Uniting Good and Evil
In an article for Pessach 5773 (2 of 3), Rabbi Cherki says: To be free, learn how to transform evil acts into good ones.
The highlight of the holiday of Pesach, which is fast approaching, is the evening Seder. On this night we tell the story of the Exodus from Egypt, and it is very meaningful for us. It is written in the Hagaddah, “In every generation, every person must see himself as if he went out of Egypt.” Not, “every person of Israel” but rather every person. Everybody in the world must see himself or herself as a participant in the process of redemption.
For the nation of Israel this was a collective national experience. We were released from slavery and became free. But we learned from it that we should teach all the people of the world that freedom is a real possibility.
What is freedom? It is the ability to break out of the deterministic and ironclad laws which surround a person. A person must also have this capability from a psychological point of view. And in fact he is able to break out of the habits which control his life.
Habitual behavior is in essence the greatest enemy of mankind.
The Torah teaches us to be born anew repeatedly, as it were. And we have the opportunity to put this into effect on the night of the Seder. As part of this ritual, a person is indeed born again. We pull ourselves up and out of Egypt.

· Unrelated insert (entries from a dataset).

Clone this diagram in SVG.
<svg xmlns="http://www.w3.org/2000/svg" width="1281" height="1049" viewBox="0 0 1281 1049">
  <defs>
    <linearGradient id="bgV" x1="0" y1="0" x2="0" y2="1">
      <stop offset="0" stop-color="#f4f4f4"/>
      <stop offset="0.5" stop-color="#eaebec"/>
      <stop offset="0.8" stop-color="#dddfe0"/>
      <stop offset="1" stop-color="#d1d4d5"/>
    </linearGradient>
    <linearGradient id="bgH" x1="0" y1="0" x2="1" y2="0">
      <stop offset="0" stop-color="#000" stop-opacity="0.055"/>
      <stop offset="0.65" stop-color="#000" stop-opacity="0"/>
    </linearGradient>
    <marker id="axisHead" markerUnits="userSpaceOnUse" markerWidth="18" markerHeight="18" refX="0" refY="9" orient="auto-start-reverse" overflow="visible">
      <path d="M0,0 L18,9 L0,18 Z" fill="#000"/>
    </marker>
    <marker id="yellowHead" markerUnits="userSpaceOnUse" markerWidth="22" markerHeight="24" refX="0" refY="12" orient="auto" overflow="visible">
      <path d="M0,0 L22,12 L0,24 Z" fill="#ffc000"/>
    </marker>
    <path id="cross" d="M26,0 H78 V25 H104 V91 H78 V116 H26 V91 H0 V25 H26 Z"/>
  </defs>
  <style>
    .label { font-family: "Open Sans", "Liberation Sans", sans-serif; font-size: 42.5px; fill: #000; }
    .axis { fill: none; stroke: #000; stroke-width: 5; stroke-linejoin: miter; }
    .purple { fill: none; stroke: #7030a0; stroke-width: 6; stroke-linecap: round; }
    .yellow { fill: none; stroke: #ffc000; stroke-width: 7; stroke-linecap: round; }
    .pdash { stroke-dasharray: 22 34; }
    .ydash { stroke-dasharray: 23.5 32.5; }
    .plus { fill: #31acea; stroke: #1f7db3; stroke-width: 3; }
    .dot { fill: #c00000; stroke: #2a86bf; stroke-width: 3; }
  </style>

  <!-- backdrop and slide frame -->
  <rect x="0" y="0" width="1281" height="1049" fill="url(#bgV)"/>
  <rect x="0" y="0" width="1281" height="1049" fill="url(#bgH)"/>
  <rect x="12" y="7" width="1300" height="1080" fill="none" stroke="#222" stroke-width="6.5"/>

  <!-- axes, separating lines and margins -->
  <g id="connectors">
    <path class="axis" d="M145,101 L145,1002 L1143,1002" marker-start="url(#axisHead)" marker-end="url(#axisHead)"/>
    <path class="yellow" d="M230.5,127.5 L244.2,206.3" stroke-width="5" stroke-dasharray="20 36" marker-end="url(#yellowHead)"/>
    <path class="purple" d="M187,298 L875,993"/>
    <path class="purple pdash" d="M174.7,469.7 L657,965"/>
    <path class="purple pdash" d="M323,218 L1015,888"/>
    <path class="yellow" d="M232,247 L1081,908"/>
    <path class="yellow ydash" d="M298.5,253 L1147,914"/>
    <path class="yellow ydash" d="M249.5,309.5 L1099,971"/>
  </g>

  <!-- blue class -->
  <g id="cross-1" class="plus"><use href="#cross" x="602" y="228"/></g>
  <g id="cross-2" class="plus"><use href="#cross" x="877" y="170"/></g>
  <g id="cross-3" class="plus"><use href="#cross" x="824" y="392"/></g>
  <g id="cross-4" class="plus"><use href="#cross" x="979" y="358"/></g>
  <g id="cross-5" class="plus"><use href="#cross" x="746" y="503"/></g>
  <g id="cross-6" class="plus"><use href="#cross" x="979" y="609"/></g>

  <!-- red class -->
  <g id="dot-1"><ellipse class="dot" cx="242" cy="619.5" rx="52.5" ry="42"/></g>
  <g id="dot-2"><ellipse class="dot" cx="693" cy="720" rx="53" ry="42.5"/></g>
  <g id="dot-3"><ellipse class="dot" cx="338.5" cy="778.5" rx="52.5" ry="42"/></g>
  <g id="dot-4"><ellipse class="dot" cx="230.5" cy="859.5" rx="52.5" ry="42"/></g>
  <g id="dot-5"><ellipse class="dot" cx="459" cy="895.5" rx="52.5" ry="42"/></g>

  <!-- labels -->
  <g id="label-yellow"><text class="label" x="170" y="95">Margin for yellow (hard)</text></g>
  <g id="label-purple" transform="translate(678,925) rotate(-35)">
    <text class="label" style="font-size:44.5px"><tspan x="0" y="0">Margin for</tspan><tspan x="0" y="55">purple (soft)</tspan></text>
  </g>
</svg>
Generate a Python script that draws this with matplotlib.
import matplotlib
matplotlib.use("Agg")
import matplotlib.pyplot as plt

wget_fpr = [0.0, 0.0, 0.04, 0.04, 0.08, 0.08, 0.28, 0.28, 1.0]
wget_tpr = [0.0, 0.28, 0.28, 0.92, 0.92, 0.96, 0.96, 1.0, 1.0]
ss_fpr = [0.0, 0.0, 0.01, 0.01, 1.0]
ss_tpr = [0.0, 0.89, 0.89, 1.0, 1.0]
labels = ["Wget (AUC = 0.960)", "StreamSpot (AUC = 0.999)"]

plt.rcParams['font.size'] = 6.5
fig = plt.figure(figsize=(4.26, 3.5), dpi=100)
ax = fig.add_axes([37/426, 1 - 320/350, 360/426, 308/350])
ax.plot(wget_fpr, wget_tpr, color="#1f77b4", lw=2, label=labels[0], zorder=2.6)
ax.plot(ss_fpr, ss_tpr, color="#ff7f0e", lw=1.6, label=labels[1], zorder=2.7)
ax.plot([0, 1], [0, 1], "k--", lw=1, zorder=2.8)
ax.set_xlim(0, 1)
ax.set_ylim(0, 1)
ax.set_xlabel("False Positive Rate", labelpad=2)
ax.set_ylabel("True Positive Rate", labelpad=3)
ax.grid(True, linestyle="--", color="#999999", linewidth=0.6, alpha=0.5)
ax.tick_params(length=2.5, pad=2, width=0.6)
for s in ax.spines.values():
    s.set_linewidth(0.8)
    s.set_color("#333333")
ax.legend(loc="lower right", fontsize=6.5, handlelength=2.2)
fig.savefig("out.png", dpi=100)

The Hebrew name of Egypt, “Mitzrayim,” is related to the word “meitzarim,” a boundary – something that limits what a person can do. But on this night we open our mouths and we begin to talk. This is another play on words: “Pe sach” in Hebrew can mean, “The mouth speaks.” This is an apt description of the day, when a person is finally able to be true to his own self. When it happens, a person discovers that he is freed from any restraint in the world and that he is a direct slave of the Master of the Universe. Any act of slavery in the world degrades the slave except for service of G-d, which allows a person to be free.

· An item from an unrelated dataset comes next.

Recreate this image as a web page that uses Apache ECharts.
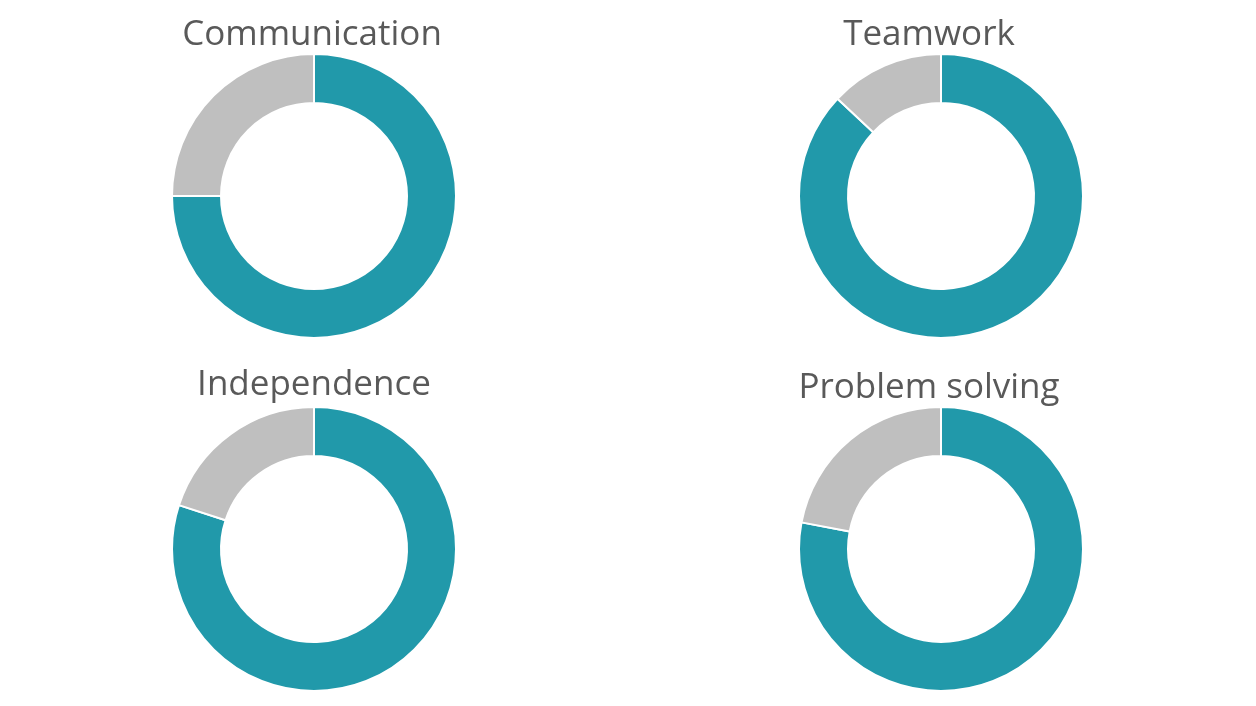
<!DOCTYPE html>
<html>
<head>
<meta charset="utf-8">
<script src="https://cdn.jsdelivr.net/npm/echarts@6/dist/echarts.min.js"></script>
<style>
html,body{margin:0;padding:0;background:#fff;}
#chart{width:1256px;height:706px;}
</style>
</head>
<body>
<div id="chart"></div>
<script>
const skills = ["Communication", "Teamwork", "Independence", "Problem solving"];
const achieved = [75, 87, 80, 78];
const remaining = [25, 13, 20, 22];

const centers = [[314, 196], [941, 196], [314, 549], [941, 549]];
const titlePos = [[312, 18], [929, 18], [314, 368], [929, 371]];
const teal = "#2199AA";
const grey = "#BFBFBF";

const chart = echarts.init(document.getElementById('chart'));
chart.setOption({
  animation: false,
  backgroundColor: '#ffffff',
  title: skills.map((s, i) => ({
    text: s,
    left: titlePos[i][0],
    top: titlePos[i][1],
    padding: 0,
    textAlign: 'center',
    textStyle: { fontFamily: 'Open Sans', fontSize: 35, fontWeight: 'normal', color: '#595959' }
  })),
  series: skills.map((s, i) => ({
    type: 'pie',
    center: centers[i],
    radius: [93, 142],
    startAngle: 90,
    clockwise: true,
    silent: true,
    label: { show: false },
    labelLine: { show: false },
    itemStyle: { borderColor: '#ffffff', borderWidth: 2 },
    data: [
      { name: 'Achieved', value: achieved[i], itemStyle: { color: teal } },
      { name: 'Remaining', value: remaining[i], itemStyle: { color: grey } }
    ]
  }))
});
</script>
</body>
</html>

Rabbi Yehuda Halevi wrote, “Slaves of time are slaves to other slaves. The only one who is truly free is a slave of G-d.”

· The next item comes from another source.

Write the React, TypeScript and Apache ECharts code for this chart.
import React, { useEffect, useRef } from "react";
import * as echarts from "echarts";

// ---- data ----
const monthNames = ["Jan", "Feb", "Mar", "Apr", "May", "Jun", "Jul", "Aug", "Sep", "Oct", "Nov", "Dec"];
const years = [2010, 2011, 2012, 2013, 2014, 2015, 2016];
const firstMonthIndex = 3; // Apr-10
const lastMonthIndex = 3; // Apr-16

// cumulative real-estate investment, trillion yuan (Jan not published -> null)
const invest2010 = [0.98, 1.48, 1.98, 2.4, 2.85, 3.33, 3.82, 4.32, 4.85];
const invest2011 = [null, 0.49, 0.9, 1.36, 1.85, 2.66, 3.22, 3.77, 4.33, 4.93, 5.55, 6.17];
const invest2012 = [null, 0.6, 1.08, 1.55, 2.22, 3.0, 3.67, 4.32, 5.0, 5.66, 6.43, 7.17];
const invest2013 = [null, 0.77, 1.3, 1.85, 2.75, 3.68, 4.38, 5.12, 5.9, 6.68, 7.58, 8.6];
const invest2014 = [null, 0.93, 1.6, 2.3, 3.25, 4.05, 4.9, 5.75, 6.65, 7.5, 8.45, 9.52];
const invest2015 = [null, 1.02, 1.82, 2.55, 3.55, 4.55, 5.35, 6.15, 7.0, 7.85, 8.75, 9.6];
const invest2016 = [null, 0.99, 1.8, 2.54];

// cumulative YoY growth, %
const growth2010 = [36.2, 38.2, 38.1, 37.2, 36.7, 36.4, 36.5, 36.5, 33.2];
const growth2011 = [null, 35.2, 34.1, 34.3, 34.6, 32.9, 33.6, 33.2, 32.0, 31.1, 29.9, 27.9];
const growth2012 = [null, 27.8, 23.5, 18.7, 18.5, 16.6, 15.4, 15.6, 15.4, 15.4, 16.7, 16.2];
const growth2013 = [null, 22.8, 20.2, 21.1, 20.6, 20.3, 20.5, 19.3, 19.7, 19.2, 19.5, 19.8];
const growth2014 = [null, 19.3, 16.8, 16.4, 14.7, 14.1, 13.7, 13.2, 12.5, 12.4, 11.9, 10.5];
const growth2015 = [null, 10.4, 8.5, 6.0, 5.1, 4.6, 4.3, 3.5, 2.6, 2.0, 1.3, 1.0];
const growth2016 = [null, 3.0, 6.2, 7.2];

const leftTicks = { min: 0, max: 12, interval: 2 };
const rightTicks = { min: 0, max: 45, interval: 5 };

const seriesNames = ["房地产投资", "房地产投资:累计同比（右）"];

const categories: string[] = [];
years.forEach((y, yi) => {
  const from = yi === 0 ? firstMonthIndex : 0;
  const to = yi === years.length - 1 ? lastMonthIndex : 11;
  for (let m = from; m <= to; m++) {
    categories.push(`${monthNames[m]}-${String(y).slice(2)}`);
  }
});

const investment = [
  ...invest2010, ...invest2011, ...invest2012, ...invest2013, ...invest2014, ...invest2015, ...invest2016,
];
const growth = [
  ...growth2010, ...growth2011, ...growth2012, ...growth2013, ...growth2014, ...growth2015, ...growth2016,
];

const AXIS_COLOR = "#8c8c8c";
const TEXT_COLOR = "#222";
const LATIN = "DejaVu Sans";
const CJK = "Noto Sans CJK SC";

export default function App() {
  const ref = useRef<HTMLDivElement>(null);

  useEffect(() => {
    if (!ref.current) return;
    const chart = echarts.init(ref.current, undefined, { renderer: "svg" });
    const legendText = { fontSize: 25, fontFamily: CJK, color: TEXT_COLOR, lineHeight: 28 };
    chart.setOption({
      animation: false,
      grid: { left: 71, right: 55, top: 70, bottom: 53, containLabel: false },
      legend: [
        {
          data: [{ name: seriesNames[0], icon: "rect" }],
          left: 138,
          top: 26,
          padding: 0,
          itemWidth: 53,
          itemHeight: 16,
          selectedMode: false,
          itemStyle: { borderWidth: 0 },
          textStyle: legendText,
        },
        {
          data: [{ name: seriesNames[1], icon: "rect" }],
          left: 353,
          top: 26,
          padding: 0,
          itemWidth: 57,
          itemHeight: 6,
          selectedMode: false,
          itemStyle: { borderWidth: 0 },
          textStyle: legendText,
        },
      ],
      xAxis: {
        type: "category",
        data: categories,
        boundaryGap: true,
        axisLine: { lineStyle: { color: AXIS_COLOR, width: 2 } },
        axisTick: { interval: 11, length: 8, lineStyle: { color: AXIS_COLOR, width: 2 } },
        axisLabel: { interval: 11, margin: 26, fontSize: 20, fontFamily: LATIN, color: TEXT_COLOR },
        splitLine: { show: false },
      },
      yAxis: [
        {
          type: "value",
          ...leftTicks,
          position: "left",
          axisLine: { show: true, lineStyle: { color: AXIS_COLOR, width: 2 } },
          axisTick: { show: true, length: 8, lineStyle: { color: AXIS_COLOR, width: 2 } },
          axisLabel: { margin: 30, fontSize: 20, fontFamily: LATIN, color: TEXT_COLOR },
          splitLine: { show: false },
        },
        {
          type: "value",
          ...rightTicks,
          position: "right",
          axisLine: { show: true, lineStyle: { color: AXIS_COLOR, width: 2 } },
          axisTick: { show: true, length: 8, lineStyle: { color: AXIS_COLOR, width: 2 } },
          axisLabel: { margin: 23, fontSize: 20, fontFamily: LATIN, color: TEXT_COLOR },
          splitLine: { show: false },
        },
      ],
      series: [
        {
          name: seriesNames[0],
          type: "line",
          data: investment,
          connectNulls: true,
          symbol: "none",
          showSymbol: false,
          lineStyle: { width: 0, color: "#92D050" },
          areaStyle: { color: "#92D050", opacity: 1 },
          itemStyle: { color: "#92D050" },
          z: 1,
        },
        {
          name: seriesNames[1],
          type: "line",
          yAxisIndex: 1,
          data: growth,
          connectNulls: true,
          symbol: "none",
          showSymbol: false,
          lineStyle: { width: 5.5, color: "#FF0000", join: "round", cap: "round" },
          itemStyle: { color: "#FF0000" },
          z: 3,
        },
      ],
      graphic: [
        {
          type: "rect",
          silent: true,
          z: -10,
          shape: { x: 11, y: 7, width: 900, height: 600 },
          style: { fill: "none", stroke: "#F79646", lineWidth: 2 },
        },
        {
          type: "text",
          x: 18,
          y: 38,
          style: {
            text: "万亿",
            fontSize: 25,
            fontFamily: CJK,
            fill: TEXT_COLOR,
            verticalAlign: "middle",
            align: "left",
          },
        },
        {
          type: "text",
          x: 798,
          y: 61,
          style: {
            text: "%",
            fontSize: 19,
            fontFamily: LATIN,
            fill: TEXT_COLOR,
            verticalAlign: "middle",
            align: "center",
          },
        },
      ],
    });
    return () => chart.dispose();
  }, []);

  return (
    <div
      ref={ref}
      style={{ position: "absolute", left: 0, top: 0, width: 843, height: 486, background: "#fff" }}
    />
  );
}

How does a person become free?
On this night, we eat two main foods – matza (unleavened bread) and maror (bitter herbs). Matza is bread of totally free people, it has no debt to pay to anything that puffs it up (such as yeast). This is a simple type of bread, that of a person who is ready to live a simple life and who is capable of becoming truly free.
Maror, the bitter herbs, reminds us of the bitterness of slavery. Here we might well ask a question: How is it that on a night dedicated to our going free we eat food that reminds us of slavery? Wouldn’t it be more logical to eat the bitter herbs one night and then follow this by eating the matza the next night? The answer is that this is precisely what we want to teach – The G-d who sent us into bondage is the very same G-d who set us free.
We have a purely monotheistic faith. If we did not eat the matza and the maror together, we might have thought that there is one god who sent us into slavery and another one who set us free. We might imagine a war between different gods. But this is not so. We do not live in a world of internal duality, we live in a world where everything is united. From within the bondage and from the difficulties of life, a person in the end finds the strength to become free.
What binds the matza and the maror together? There is a third food, which today we are prevented from eating – the Pesach Sacrifice. This in essence reveals the unity of the slavery and the freedom. This sacrifice is a symbol of unity in all of its elements. It has many aspects which we will not delve into here, but it is clear that the halacha emphasizes the unity of the matza and the maror by means of this sacrifice.
Between freedom and bondage: The lamb, which was offered as a sacrifice, was worshipped by the Egyptians. The lamb was the god of Egypt. But the Torah commanded the people to perform a heroic act. In order to become free the people were instructed to slaughter the god of Egypt. They were required to disassociate themselves from the excess spiritual approach of various cultures which prevent a person from clinging to G-d. However, the Torah commanded them not only to slaughter the lamb but to eat it too. That is what we are required to do on the night of the Seder. We must be able to internalize the values of the objects which we rejected at first.
At first a person rejects the forces of life which put him into the clutches of evil, but in the end he learns to sublimate them and to be able to use the very same forces for good instead of as before, when these forces led him to do evil things. In the Chassidic outlook, this is what is called “sweetening” the evil forces. There are forces which are inherently evil. A person has many urges, such as lust, impulsive anger, and intellectual desires. All of these can lower a person’s spiritual level. But after going through a process of repentance, a person can make use of the same forces in his service of G-d.
Thus, we are not living in a world divided between absolute good and absolute evil. Rather, we live in a world of good which also raises up forces that start out being bad, but we then transform them into good forces. In this way we become free in a true and complete way.